7.2 Table aggregation

We assumed that the workers had consistent abilities, and we used simple aggregation methods for table integration; however, workers in a crowdsourcing setting generally have various degrees of ability. Application of more sophisticated statistical quality control methods that consider worker-dependent abilities (e.g., [21, 22]) is a possible future direction for improving integration accuracy.

7.3 Integrating chart digitizing software in the framework

As shown in Sect. sec:software, using chart digitizing software did not always reduce the error size, but if appropriately used, it could contribute to reducing it. The usefulness of software depends on the type of chart to be digitized, so recommending to users whether or not to use software for each task and, if so, recommending specific software could contribute to producing more accurate results. Different types of software cause different degrees of error, which may have different statistical patterns. This means that utilizing information on whether or not software was used and, if it was, what type of software was used should help reduce the error size in the final results.
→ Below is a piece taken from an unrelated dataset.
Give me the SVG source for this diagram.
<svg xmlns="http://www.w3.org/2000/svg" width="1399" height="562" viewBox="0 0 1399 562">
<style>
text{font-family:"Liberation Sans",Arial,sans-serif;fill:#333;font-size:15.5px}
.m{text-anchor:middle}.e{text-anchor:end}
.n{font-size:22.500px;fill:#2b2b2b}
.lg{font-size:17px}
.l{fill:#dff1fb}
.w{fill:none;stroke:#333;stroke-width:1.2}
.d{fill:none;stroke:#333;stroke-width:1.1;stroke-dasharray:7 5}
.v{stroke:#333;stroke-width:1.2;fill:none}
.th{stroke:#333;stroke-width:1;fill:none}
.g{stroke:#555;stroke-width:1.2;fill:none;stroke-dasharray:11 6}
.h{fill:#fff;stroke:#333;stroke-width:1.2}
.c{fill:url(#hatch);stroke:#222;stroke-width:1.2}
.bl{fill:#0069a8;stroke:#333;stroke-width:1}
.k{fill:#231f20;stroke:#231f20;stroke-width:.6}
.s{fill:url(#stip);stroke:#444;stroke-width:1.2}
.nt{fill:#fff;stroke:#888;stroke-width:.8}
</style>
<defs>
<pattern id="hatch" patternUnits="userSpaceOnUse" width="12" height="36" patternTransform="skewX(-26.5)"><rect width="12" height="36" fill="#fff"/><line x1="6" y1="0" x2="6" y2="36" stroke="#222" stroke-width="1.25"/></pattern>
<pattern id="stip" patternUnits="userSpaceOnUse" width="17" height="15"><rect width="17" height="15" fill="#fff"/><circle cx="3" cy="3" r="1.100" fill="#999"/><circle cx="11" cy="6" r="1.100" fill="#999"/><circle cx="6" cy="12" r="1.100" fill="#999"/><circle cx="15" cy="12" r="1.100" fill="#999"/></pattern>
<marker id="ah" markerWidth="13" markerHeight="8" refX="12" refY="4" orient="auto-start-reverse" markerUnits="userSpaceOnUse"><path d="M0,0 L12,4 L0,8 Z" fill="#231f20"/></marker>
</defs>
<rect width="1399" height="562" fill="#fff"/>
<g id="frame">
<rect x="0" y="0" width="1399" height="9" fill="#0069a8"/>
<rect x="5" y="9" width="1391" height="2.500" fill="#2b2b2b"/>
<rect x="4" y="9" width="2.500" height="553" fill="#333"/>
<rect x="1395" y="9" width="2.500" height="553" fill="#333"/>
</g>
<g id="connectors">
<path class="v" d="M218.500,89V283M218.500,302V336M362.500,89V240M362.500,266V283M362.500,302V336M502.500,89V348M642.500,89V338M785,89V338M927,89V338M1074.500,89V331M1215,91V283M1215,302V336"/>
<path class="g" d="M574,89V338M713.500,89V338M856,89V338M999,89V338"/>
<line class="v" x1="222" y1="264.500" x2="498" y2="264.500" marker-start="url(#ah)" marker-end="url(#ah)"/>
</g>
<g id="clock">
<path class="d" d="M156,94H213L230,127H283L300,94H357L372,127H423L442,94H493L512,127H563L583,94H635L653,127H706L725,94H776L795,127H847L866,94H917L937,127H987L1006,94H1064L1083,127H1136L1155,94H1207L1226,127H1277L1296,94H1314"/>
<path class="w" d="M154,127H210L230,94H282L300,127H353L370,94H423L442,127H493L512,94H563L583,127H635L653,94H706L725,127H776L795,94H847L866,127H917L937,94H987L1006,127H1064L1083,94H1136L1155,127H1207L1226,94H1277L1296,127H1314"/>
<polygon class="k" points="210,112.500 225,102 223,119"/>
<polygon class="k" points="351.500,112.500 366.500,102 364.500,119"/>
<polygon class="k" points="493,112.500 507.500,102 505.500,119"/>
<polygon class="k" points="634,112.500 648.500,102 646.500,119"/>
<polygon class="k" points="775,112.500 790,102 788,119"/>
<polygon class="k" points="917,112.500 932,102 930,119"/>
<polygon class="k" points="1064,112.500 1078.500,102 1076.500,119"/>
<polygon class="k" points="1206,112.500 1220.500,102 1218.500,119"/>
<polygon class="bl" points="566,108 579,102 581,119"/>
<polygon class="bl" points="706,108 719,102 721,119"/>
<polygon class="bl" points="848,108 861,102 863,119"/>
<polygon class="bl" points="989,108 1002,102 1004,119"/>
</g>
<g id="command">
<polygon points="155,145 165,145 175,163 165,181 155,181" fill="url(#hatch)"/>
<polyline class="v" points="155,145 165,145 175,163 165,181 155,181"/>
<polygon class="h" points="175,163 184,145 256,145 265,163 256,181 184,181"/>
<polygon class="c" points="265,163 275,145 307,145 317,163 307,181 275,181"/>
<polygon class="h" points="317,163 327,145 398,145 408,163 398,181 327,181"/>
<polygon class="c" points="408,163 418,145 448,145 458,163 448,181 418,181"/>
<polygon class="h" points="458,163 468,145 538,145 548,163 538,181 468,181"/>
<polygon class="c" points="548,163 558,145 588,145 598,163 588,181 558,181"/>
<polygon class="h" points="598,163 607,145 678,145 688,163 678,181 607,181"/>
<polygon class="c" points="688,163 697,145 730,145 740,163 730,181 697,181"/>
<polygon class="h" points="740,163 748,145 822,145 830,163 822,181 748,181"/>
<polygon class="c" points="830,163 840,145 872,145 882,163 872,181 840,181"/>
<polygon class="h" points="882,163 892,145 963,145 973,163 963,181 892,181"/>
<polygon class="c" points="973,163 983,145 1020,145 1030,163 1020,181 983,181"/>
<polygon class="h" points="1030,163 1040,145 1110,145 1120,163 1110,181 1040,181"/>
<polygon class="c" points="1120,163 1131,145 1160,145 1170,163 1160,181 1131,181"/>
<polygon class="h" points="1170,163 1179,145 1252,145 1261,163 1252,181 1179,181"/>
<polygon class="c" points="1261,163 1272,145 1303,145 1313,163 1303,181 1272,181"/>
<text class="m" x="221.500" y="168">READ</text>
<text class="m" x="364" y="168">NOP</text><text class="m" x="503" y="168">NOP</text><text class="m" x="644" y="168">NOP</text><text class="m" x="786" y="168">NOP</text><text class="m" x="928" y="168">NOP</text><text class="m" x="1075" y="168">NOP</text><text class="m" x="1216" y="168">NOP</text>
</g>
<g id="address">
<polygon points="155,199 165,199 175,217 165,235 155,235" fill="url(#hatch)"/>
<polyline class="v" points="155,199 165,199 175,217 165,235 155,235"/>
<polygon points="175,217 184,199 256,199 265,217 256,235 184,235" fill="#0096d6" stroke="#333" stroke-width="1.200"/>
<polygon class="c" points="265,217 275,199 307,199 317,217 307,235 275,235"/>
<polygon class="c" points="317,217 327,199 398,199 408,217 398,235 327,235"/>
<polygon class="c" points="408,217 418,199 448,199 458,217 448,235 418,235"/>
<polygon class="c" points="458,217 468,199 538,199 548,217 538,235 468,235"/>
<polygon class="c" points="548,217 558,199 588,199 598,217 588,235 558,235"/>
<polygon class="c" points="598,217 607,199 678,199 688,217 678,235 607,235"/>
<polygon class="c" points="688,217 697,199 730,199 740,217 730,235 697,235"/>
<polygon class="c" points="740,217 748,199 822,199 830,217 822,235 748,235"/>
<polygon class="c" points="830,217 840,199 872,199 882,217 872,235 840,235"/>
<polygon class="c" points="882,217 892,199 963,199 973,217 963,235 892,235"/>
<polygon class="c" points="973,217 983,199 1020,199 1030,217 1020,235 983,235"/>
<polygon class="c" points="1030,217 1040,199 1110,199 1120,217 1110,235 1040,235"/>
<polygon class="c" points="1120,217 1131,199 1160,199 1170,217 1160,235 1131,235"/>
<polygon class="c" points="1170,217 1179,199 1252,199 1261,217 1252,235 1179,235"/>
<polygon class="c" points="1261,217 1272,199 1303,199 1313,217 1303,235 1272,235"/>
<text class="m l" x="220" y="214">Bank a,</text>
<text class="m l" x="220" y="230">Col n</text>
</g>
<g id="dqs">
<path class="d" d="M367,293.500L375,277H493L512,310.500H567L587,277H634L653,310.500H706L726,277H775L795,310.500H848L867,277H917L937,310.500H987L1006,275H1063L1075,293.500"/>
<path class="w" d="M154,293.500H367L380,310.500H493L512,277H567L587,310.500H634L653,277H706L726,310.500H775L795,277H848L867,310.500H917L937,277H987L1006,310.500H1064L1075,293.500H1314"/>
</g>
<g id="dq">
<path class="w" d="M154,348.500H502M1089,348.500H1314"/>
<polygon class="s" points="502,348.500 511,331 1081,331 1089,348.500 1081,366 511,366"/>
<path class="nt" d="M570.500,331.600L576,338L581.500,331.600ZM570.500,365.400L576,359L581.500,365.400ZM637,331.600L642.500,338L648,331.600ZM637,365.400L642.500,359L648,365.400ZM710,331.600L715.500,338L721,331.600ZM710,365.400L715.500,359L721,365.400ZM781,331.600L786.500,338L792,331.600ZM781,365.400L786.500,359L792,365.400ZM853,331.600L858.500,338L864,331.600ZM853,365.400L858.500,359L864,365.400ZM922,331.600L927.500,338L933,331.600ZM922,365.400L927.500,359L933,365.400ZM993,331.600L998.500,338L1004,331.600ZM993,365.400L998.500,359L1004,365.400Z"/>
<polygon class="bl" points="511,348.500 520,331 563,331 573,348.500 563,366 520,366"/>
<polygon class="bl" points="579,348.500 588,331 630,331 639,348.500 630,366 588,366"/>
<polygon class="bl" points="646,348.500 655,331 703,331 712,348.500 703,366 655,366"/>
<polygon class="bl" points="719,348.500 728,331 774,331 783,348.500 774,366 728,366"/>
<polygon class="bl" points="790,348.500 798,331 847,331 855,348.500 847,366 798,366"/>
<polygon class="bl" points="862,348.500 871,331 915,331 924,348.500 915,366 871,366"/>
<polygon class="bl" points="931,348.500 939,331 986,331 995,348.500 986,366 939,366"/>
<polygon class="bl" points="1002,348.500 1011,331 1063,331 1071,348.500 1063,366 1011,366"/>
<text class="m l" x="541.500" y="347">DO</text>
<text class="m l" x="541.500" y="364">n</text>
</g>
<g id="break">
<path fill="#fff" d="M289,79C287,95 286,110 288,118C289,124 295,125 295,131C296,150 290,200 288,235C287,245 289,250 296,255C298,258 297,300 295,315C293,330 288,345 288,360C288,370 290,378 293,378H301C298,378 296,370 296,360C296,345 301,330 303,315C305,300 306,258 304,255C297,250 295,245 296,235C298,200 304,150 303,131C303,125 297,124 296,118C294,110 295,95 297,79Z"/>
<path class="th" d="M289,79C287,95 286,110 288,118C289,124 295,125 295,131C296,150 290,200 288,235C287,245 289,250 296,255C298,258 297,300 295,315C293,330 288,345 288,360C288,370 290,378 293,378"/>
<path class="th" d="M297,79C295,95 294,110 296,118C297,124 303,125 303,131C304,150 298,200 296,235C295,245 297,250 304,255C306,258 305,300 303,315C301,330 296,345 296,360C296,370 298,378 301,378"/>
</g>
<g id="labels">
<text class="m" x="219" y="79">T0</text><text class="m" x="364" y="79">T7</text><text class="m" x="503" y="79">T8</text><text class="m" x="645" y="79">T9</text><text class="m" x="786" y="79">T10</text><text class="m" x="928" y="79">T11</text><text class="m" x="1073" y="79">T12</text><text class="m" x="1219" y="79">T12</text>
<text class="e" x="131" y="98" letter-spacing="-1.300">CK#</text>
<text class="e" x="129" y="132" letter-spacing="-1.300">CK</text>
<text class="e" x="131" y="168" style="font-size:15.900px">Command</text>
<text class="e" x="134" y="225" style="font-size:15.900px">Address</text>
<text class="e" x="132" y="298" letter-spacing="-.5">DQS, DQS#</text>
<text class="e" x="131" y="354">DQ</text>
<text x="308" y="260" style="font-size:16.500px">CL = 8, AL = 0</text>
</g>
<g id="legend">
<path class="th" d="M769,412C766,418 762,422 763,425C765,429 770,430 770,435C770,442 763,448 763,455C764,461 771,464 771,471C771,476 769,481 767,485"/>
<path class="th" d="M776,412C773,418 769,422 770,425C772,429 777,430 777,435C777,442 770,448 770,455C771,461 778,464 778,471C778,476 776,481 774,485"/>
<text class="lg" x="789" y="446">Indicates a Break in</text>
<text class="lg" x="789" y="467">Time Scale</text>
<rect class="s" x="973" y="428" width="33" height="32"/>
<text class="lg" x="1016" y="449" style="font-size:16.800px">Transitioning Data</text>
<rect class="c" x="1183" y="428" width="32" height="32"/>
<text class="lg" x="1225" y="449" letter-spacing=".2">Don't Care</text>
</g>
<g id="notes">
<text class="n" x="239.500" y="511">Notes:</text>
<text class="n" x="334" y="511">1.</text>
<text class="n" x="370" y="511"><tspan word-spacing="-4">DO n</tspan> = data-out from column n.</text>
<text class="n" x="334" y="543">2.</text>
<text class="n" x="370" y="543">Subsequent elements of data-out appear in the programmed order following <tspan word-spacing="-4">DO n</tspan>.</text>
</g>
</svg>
7.4 Converting tables into RDF format

The next step according to the roadmap for the Linked Open Data cloud is converting tables into RDF format. The dimensions, measures, and attributes in the RDF Data Cube Vocabulary, a framework for representing statistical tables, generally correspond to headers, values, and units of values in statistical tables. After the headers and values are extracted using a chart digitizing approach, we have to relate them to a formally defined vocabulary. This process is also difficult to perform solely by computer; it requires human intelligence. Therefore, the use of crowdsourcing to convert tables into RDF format is important future work. Collecting publicly available spreadsheets with charts and extracting names from them would help in constructing a vocabulary for describing statistical data.

7.5 Structured data extraction through visualization

We reproduced image-formatted charts in spreadsheets to enable us to extract table-formatted data from them. However, there are many other data types that are not provided in visualized formats such as CSV-like texts and spreadsheets without charts. Producing charts from these non-visualized data would make the data easier to understand; moreover, such processes would help in extracting the structures of the data as a by-product. This is referred to as unsupervised visualization of the data while chart reproduction from images is referred to as supervised visualization.